Inspiring Women and Unlocking Opportunities at NCUWM
Abstract: The weekend of January 31st, 2025, two William Smith students, Colleen Jump (2027) and Van Tran (2025), had the opportunity to escape the cold in Geneva to enjoy a moment of spring in Lincoln Nebraska for the Nebraska Conference for Undergraduate Women in Mathematics (NCUWM). Now in its 27th year, this conference has long served as a platform for encouraging and empowering women in mathematics. It brought together over 300 students in mathematics from across the country, fostering an environment of collaboration, learning, and mutual support. The event provided attendees with invaluable opportunities to explore various career paths, research areas, and graduate programs in mathematics, while also hearing from inspiring women mathematicians. This colloquium will be presented by Colleen and Van, reflecting on their personal experiences and key takeaways from the conference, as well as shedding light on the broader impact of NCUWM in encouraging diversity and inclusion within the field of mathematics.
We will have colloquium talks presented by our candidates for our Visiting Assistant Professor in Computer Science position. Please see your instructor for details!
Panel: Mathematicians in Industry
Abstract: Yu, Cassano and Bryce all graduated from HWS with majors in mathematics. Currently, Cassano is a Senior Consulting Actuary at USI Consulting Group, Bryce is a Senior Data Developer at Mathematica, Inc., and Yu is a Senior Actuarial Analyst for the Global Atlantic Financial Company. They will share their stories and answer questions in this panel!

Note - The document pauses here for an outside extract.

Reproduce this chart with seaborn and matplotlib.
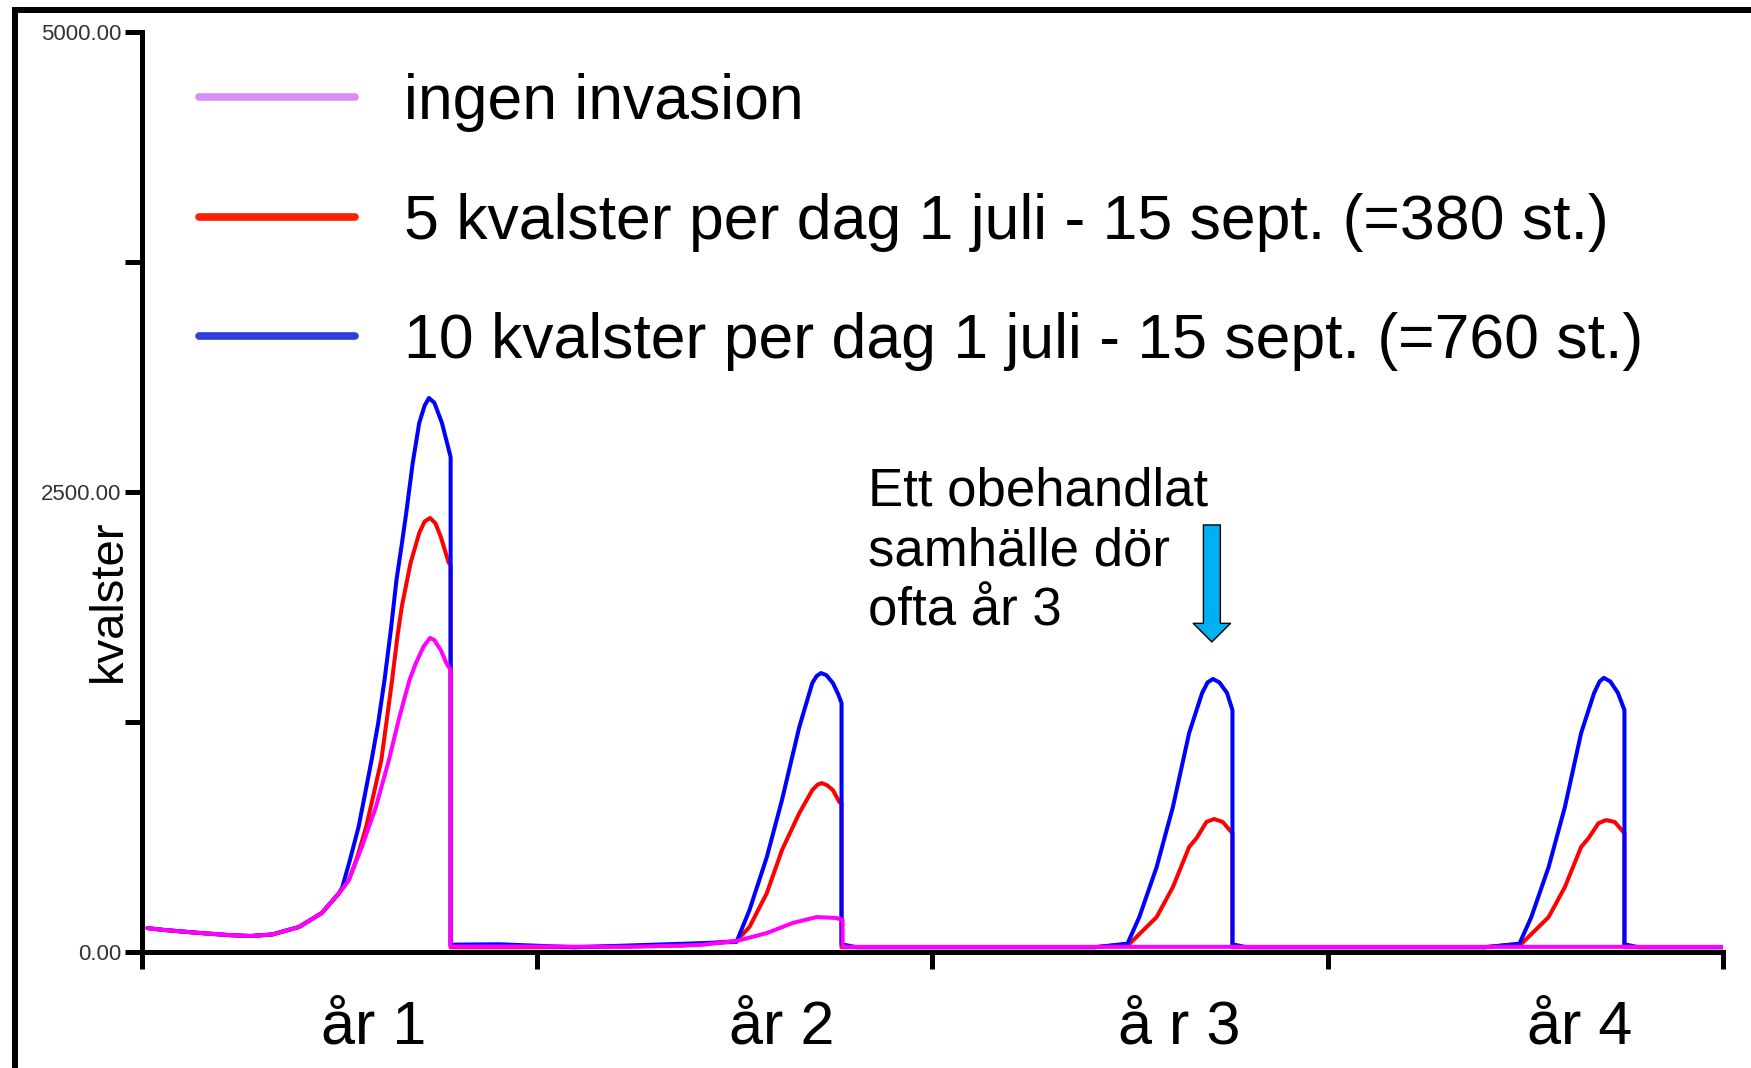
import matplotlib
matplotlib.use("Agg")
import matplotlib.pyplot as plt
import seaborn as sns
from matplotlib.lines import Line2D
from matplotlib.patches import FancyArrowPatch

sns.set_style("ticks")
plt.rcParams['font.family'] = ['Liberation Sans', 'DejaVu Sans']
plt.rcParams['text.color'] = 'black'
plt.rcParams['axes.labelcolor'] = 'black'
plt.rcParams['xtick.color'] = 'black'
plt.rcParams['ytick.color'] = 'black'

# dag i simuleringen (365 per år) och antal kvalster
ingen_dag = [5, 20, 50, 80, 100, 120, 145, 166, 182, 191, 203, 216, 228, 237, 247, 253, 260, 266, 270, 276, 281, 285, 285,
             350, 450, 515, 549, 577, 601, 623, 641, 647, 647, 800, 1000, 1200, 1460]
ingen_kv = [130, 120, 105, 92, 87, 95, 136, 212, 320, 391, 571, 788, 1043, 1261, 1478, 1571, 1660, 1707, 1695, 1640, 1571, 1533, 30,
            30, 28, 38, 60, 103, 158, 190, 185, 174, 28, 28, 28, 28, 28]

fem_dag = [5, 20, 50, 80, 100, 120, 145, 166, 182, 191, 199, 207, 214, 221, 226, 231, 236, 240, 248, 256, 261, 266, 271, 276, 283, 285, 285,
           400, 500, 549, 561, 577, 591, 607, 619, 624, 628, 633, 638, 644, 646, 646,
           880, 912, 937, 952, 967, 974, 983, 990, 998, 1006, 1007, 1007,
           1240, 1274, 1299, 1314, 1329, 1336, 1345, 1352, 1360, 1368, 1369, 1369, 1460]
fem_kv = [130, 120, 105, 92, 87, 95, 136, 212, 320, 391, 520, 680, 860, 1043, 1260, 1480, 1720, 1880, 2114, 2277, 2340, 2359, 2330, 2255, 2120, 2100, 26,
          26, 36, 60, 136, 320, 554, 755, 880, 910, 918, 905, 880, 815, 810, 26,
          26, 45, 190, 353, 571, 620, 707, 723, 707, 652, 650, 26,
          26, 45, 190, 353, 571, 620, 700, 717, 707, 652, 650, 26, 26]

tio_dag = [5, 20, 50, 80, 100, 120, 145, 166, 182, 185, 192, 200, 206, 212, 218, 224, 230, 235, 240, 244, 250, 256, 261, 265, 270, 277, 282, 285, 285,
           330, 400, 500, 549, 561, 577, 591, 607, 619, 623, 627, 632, 638, 643, 646, 646, 660,
           880, 910, 921, 937, 952, 967, 979, 984, 989, 995, 1002, 1007, 1007, 1020,
           1240, 1272, 1283, 1299, 1314, 1329, 1341, 1346, 1350, 1356, 1363, 1369, 1369, 1382, 1460]
tio_kv = [130, 120, 105, 92, 87, 95, 136, 212, 320, 353, 500, 680, 860, 1043, 1240, 1480, 1760, 2022, 2220, 2386, 2658, 2875, 2970, 3011, 2985, 2875, 2760, 2690, 40,
          42, 26, 45, 55, 228, 516, 826, 1223, 1462, 1500, 1516, 1505, 1462, 1400, 1353, 42, 26,
          26, 45, 190, 462, 788, 1190, 1408, 1465, 1484, 1465, 1408, 1315, 42, 26,
          26, 45, 190, 462, 788, 1190, 1408, 1470, 1490, 1470, 1408, 1315, 42, 26, 26]

serie_namn = ["ingen invasion",
              "5 kvalster per dag 1 juli - 15 sept. (=380 st.)",
              "10 kvalster per dag 1 juli - 15 sept. (=760 st.)"]
ar_etiketter = ["år 1", "år 2", "å r 3", "år 4"]
ar_pos = [214, 591, 958, 1328]
ar_grans = [0, 365, 730, 1095, 1460]
y_ticks = [0, 1250, 2500, 3750, 5000]
y_etiketter = ["0.00", "", "2500.00", "", "5000.00"]

fig = plt.figure(figsize=(17.51, 10.68), dpi=100)
ax = fig.add_axes([0.0811, 0.1086, 0.9029, 0.8614])

# rött under blått, magenta överst
sns.lineplot(x=fem_dag, y=fem_kv, sort=False, estimator=None, color="#FF0000", linewidth=2.9, ax=ax)
sns.lineplot(x=tio_dag, y=tio_kv, sort=False, estimator=None, color="#0000FF", linewidth=2.9, ax=ax)
sns.lineplot(x=ingen_dag, y=ingen_kv, sort=False, estimator=None, color="#FF00FF", linewidth=2.9, ax=ax)

ax.set_xlim(0, 1460)
ax.set_ylim(0, 5000)
sns.despine(ax=ax)
for s in ["left", "bottom"]:
    ax.spines[s].set_linewidth(3.6)
    ax.spines[s].set_color("black")

ax.set_yticks(y_ticks, y_etiketter)
ax.set_xticks(ar_grans, [""] * len(ar_grans))
ax.set_xticks(ar_pos, ar_etiketter, minor=True)
ax.tick_params(axis="both", which="major", length=12, width=3.6, color="black")
ax.tick_params(axis="y", labelsize=16, labelcolor="#333333", pad=3)
ax.tick_params(axis="x", which="minor", length=0, labelsize=44, pad=34, labelcolor="black")

ax.set_xlabel("")
ax.set_ylabel("kvalster", fontsize=34, va="center")
ax.yaxis.set_label_coords(-0.0209, 0.3815)

# legend med egna färger
leg_farger = ["#D98CF5", "#FF2000", "#3040E0"]
handles = [Line2D([], [], color=c, lw=5.5) for c in leg_farger]
ax.legend(handles, serie_namn, loc="upper left", bbox_to_anchor=(199 / 1751, 1 - 73 / 1068),
          bbox_transform=fig.transFigure, frameon=False, fontsize=45, handlelength=2.5,
          handletextpad=0.78, labelspacing=0.97, borderpad=0, borderaxespad=0)

ax.text(670, 2640, "Ett obehandlat\nsamhälle dör\nofta år 3", fontsize=38, ha="left", va="top", linespacing=1.26)
pil = FancyArrowPatch(posA=(988, 2321), posB=(988, 1685),
                      arrowstyle="simple,head_length=1.1,head_width=2.2,tail_width=1.0",
                      mutation_scale=12.2, facecolor="#00B0F0", edgecolor="black", lw=1,
                      shrinkA=0, shrinkB=0)
ax.add_patch(pil)

# yttre ram (vänster och överkant)
fx = 15 / 1751
fy = 1 - 10 / 1068
fig.add_artist(Line2D([fx, fx], [-0.05, fy], transform=fig.transFigure, color="black", lw=4.3,
                      solid_capstyle="projecting"))
fig.add_artist(Line2D([fx, 1.05], [fy, fy], transform=fig.transFigure, color="black", lw=4.3,
                      solid_capstyle="projecting"))

fig.savefig("out.png", dpi=100)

The panel will be followed by a pizza dinner to facilitate additional discussion with the alums. If you plan on staying for the dinner, please RSVP to Professor King (eking@hws.edu) to insure sufficient food.
This panel is supported by National Science Foundation Award #2331555 led by Professors Hebb and Metz, and cosponsored by the Salisbury Center for Career, Professional and Experiential Education.
Film Screening: Counted Out
Information on the movie can be found here and here.
Understanding Stochastic Oscillators through Linear Algebra
Abstract: Many rhythmic phenomena in natural and engineered systems may be approximately described by limit cycles -- closed, periodic solutions of systems of nonlinear ordinary differential equations. When working with real data, one often confronts irregular rhythmic oscillations that are best modeled by stochastic differential equations. In this talk, I will discuss recent work on how to generalize concepts from deterministic dynamical systems, such as phase reduction, to stochastic (noisy, irregular) dynamical systems.
The Magic of Matrices and Their Eigenvalues
Abstract: Graphs and their associated matrices are powerful tools for modeling connections and relationships between objects. Depending on the nature of the modeling, various matrices can be linked to the graph. In this talk, we will focus on two key matrices: the adjacency matrix and the Laplacian matrix.
In the context of square matrices, eigenvalues and eigenvectors are essential for analyzing the model and its potential solutions. We will focus on the eigenvalues and eigenvectors of the matrices mentioned above, with particular emphasis on the Laplacian matrix.
For a given graph, the Laplacian matrix has an important eigenvector called the Fiedler vector, which plays a crucial role in numerous applications. In this presentation, we will discuss some of the key properties of the Fiedler vector and its applications.